It was tea for the girls and footie for the boys during Christian Union Freshers’ Week. Up and down the country, the new university term began and students have been experiencing the chaos and excitement of the clubs and societies vying for their membership. But aside from the usual fancy dress pub crawls and night outs, the recruitment strategies adopted by some student Christian unions have not only caused controversy but reveal some entrenched assumptions about gender roles in contemporary Christianity.
At one university, the students were invited by the CU to “afternoon tea” – but this event was clearly pitched “for the ladies”, while the “guys” were promised “an evening of FIFA, free food and interestingly hilarious haircuts”.

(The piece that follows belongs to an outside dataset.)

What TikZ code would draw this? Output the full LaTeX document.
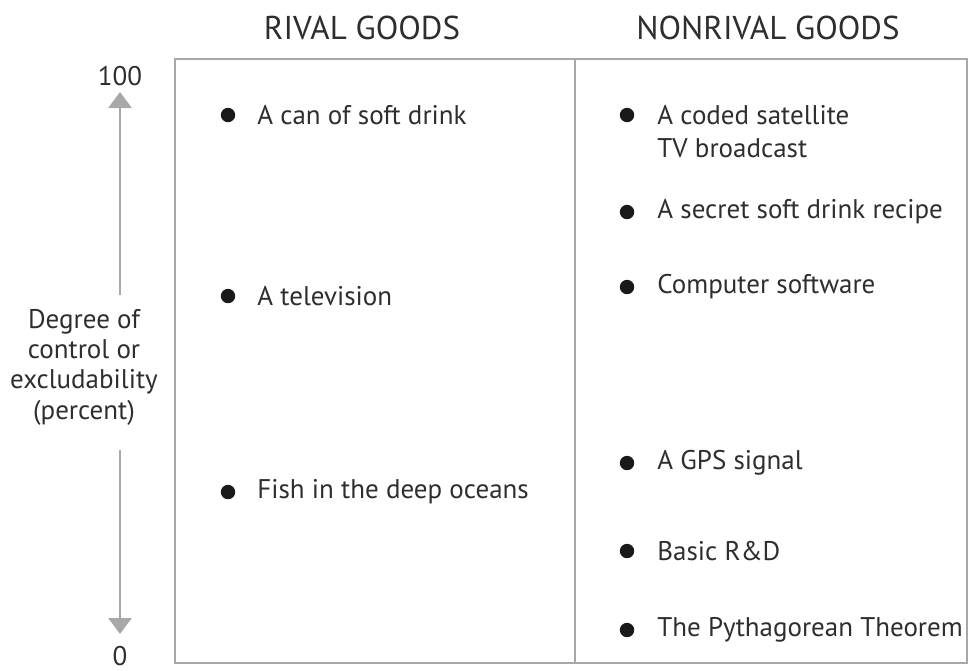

Segregated spaces can be helpful and supportive for exploring faith and identity, but these events inscribe stereotypical expectations that are out of kilter. Don’t boys drink tea and don’t girls enjoy a good steak with their football? As one Twitter response to a CU Fresher’s Week programme asked: “And what about those people who want to drink tea with their BBQ?”
It could be that these are just outdated and unimaginative ideas for socials, which leave female students left to munch on cucumber sandwiches while male students light the BBQ and crack open a beer – whether they want to or not. But associating certain activities with “guys” and another set with “girls” reinforces gendered and limiting stereotypes. This tendency is indebted to a complementarian understanding of gender often found in Roman Catholic teaching; and in conservative evangelical circles, such as some university Christian student unions.
In God’s image?
Complementarianism holds that males and females are created in God’s image but that they have distinct roles in the church, family life and society. Some argue complementarity gives men and women equal status – they fulfil different but valuable functions that ultimately complement each other. However, this is based on an essentialist binary of only two sexes and opposes them in fixed ways. In its crudest form, women are ascribed “feminine” features such as nurturance, passivity and domesticity, while men are typically represented in “masculine” terms linked to leadership and power.
For example, one CU men’s fresher’s group is called “Man-Up!” While the expression “man-up” is a problematic response to perceived threats to masculinity it also evokes macho imagery at a time when “lad culture” is pervasive across university campuses. These sexual politics have been central to Christianity and have legitimised the unequal treatment of men and women.
It would be easy to dismiss the CU events as fringe, but they reflect a wider emphasis on rigid gender roles in evangelical Christianity, an issue exacerbated by the gradual import of American evangelical culture to the UK. For example, Purity Balls, formerly a US evangelical Christian phenomenon, can now be found in the UK. Purity Balls are formal dances, a cross between a prom and a wedding, during which daughters pledge to remain virgins until marriage and fathers promise to protect their daughter’s chastity – usually, the daughter presents her father with a key to symbolise his role as gatekeeper of her “purity”. One of the leading organisers of Purity Balls in the US described the event:
“A guest speaker warns the girls about the dangers of premarital sex. The girls stand on the tables, look into the eyes of their fathers and vow that they are going to remain pure. The father signs the pledge that he will be the protector of her daughter and that he will live a life of integrity.
The daughter gives a gold key to the father and asks him to hold on to it until the day of her wedding, and then he has to hand it to the husband that she will marry. They walk down the aisle and she puts a white rose near the cross, which is meant to seal the commitment she just made. The girls who attend devote the virginity to their fathers and to God, following their Christian beliefs.”
Fetishising female virginity
Such events may be well-intentioned, with parents trying to do the best for their child and protect the ones they love in the best way they know how, but there is no escaping the fact that Purity Balls fetishise female virginity. They construct female (hetero)sexuality as something to be safeguarded by a male in a paternal protector role, reflecting the complementarian theology from which they emerge.
The gendered activities promoted by some branches of the Christian union not only reflect the values of the target student market, they also help to shape and perpetuate ideas and behaviour around gender in the wider university. There is no room for queerness or transgender or alternative gender identities here.
Anyone who isn’t comfortable with straightforward labels like “lady” or “guy”, or students who are unhappy with the uncritical adoption of gender norms, are effectively excluded from these spaces, which conflicts with most universities’ inclusion and diversity policies. As one Twitter response lamented: “I’d genuinely feel so much more comfortable going to the women’s one … sigh, gender norms!”
At best, such events draw on dated stereotypes that are ripe for a rethink. At worst, they are an insidious form of gender discrimination.